Isolate every line in the data with the string "that" and copy it.

------------------------------------------------------------

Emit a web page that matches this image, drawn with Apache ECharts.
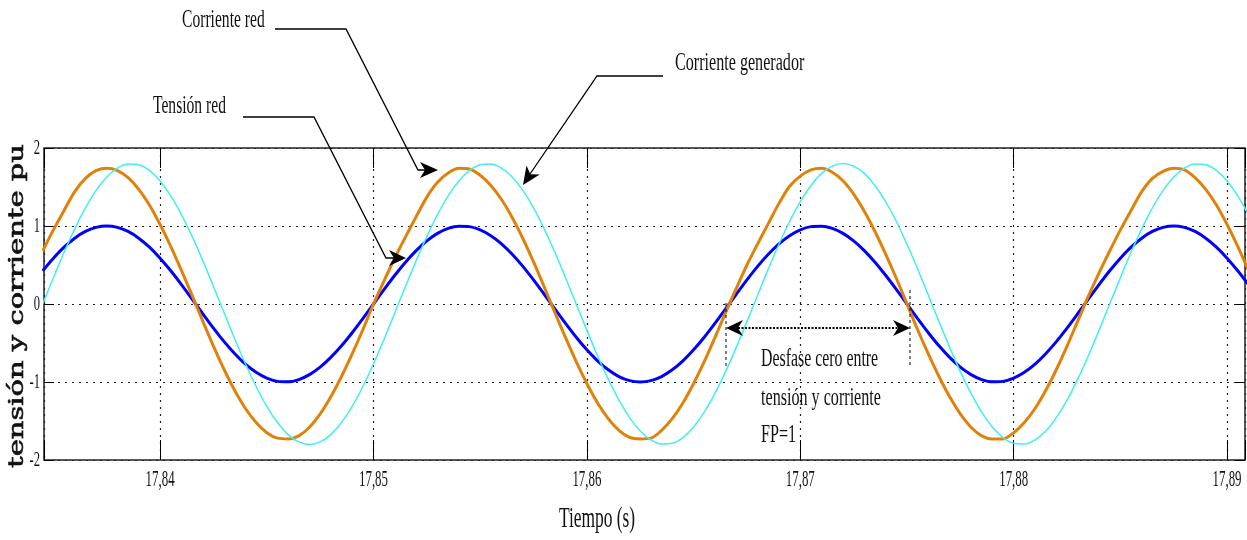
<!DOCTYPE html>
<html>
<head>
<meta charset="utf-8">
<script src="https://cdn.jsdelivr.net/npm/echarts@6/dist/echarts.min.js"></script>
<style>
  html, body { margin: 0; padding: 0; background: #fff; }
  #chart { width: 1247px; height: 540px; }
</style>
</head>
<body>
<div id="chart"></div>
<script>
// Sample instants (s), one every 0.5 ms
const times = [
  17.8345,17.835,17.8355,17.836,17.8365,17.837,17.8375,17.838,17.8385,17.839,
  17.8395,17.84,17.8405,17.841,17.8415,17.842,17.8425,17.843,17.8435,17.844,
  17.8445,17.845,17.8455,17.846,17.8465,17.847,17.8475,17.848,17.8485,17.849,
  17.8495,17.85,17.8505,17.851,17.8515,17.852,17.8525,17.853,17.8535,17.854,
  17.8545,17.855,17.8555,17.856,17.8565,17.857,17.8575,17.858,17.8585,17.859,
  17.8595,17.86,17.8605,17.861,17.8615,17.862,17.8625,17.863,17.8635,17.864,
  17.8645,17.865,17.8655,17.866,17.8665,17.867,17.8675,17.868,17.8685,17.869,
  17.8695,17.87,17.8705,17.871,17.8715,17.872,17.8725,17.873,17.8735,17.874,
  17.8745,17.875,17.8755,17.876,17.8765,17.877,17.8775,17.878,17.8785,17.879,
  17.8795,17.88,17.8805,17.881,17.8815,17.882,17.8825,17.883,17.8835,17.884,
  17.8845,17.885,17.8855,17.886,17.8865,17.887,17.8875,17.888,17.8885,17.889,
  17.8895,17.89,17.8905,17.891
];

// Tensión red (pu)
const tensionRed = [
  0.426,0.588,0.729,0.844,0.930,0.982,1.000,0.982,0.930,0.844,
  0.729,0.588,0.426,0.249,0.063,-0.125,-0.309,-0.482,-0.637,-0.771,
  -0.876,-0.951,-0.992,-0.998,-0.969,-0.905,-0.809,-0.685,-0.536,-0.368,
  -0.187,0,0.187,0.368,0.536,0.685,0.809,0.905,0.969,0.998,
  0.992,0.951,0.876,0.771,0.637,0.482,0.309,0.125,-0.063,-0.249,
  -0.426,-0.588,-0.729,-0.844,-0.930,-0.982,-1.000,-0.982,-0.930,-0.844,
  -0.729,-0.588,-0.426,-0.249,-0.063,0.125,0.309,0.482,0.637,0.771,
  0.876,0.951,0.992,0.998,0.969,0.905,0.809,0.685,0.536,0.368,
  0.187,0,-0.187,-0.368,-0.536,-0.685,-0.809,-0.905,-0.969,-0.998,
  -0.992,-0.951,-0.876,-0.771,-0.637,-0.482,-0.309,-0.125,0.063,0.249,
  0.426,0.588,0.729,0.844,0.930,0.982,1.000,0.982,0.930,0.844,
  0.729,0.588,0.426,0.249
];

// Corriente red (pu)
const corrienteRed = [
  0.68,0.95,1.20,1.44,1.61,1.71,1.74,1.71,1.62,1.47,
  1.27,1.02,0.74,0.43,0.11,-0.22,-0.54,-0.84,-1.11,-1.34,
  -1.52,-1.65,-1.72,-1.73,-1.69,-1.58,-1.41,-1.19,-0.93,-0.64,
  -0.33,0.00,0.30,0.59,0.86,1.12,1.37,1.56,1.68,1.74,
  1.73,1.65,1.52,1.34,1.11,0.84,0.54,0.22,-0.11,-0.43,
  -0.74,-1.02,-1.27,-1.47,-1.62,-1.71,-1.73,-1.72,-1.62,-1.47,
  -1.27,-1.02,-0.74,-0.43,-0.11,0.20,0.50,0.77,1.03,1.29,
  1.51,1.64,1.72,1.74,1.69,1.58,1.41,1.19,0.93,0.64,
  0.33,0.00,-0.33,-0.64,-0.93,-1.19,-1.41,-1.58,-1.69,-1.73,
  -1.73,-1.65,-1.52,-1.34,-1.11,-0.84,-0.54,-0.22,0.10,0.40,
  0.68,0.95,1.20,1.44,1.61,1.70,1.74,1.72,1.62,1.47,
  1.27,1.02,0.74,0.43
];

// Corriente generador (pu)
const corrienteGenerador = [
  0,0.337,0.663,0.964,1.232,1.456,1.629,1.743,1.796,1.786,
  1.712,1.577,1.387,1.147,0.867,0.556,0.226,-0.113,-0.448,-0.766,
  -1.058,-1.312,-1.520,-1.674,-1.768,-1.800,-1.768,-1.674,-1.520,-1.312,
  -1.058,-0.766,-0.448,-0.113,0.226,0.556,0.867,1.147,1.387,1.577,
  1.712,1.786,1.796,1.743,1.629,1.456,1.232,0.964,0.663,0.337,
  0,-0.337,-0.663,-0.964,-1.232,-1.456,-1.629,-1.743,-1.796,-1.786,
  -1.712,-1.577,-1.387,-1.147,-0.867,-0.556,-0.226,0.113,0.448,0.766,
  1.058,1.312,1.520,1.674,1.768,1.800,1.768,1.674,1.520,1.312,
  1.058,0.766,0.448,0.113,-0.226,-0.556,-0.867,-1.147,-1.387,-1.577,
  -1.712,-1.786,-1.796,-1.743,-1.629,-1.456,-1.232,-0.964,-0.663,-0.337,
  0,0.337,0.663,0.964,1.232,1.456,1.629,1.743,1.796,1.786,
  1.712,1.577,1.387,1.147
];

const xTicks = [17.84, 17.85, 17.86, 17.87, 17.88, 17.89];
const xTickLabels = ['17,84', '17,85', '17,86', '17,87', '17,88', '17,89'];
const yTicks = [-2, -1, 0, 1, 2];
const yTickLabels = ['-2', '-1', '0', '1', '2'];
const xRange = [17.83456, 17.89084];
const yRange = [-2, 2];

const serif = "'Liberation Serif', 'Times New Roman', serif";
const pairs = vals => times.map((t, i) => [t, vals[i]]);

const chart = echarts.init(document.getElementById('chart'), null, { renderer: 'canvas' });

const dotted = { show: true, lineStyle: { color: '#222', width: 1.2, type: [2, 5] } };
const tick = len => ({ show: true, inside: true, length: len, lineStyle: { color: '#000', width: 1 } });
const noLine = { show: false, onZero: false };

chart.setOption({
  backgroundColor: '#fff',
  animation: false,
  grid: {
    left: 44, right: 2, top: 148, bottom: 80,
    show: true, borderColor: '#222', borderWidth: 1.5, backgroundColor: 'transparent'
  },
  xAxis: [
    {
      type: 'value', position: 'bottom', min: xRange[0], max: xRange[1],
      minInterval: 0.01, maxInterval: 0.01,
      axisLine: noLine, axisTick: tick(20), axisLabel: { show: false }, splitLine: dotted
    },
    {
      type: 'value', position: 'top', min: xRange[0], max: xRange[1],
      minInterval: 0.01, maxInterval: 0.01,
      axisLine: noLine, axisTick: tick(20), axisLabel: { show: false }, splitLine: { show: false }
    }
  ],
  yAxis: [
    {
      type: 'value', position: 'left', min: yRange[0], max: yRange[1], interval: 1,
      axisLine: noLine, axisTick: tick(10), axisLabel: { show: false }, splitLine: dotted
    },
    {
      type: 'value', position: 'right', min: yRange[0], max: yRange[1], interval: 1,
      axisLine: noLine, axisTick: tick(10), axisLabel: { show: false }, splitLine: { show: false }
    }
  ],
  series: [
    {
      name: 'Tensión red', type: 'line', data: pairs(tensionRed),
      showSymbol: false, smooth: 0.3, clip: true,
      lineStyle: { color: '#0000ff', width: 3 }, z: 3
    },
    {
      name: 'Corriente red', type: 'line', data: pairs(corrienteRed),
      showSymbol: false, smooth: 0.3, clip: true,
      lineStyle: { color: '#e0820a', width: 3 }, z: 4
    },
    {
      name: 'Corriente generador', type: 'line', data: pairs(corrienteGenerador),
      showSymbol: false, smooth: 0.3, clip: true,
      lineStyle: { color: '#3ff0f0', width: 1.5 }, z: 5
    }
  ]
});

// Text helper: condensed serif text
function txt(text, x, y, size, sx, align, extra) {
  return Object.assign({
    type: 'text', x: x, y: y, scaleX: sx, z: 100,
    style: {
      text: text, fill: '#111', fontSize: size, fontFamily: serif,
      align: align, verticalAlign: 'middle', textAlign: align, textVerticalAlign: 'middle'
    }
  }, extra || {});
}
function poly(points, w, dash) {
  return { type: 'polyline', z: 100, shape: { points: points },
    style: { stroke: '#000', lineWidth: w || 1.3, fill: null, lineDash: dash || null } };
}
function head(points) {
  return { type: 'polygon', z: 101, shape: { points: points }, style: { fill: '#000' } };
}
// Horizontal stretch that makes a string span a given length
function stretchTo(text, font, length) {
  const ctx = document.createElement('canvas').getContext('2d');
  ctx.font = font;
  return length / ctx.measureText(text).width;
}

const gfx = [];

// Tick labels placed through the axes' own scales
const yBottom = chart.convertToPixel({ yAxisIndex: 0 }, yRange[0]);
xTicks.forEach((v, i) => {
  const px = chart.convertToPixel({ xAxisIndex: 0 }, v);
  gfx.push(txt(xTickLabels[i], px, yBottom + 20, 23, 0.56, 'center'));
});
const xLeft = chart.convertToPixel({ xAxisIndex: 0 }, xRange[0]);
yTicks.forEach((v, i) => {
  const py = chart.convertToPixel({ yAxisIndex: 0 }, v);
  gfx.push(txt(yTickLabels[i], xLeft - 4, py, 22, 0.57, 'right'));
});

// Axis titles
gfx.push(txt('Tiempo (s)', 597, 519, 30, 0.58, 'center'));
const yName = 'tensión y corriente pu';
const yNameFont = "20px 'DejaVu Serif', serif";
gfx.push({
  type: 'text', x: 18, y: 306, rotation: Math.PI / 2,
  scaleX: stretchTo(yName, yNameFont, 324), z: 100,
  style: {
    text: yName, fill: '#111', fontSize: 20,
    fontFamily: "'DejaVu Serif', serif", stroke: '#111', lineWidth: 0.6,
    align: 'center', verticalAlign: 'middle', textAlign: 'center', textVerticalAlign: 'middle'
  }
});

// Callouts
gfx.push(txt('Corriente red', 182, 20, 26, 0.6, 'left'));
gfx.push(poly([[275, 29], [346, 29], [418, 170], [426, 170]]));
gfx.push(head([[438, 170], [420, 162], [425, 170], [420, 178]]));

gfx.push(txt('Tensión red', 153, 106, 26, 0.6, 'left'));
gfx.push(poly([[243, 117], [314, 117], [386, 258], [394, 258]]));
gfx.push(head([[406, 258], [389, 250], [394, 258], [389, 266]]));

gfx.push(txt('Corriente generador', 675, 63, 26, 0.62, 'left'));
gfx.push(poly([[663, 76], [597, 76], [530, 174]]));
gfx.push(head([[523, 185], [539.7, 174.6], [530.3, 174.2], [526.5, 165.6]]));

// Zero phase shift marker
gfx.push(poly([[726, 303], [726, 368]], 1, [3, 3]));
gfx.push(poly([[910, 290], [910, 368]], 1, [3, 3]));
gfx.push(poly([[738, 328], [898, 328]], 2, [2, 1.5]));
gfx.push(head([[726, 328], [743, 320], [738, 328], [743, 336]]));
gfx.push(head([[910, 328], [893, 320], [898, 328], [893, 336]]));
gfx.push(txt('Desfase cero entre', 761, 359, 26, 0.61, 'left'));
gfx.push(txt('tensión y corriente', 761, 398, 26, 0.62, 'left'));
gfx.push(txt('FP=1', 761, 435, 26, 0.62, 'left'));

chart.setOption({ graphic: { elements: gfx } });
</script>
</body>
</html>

------------------------------------------------------------

* _RESULT FOR THIS EXERCISE_:
Emit a web page that matches this image, drawn with Apache ECharts.
// Horizontal stretch that makes a string span a given length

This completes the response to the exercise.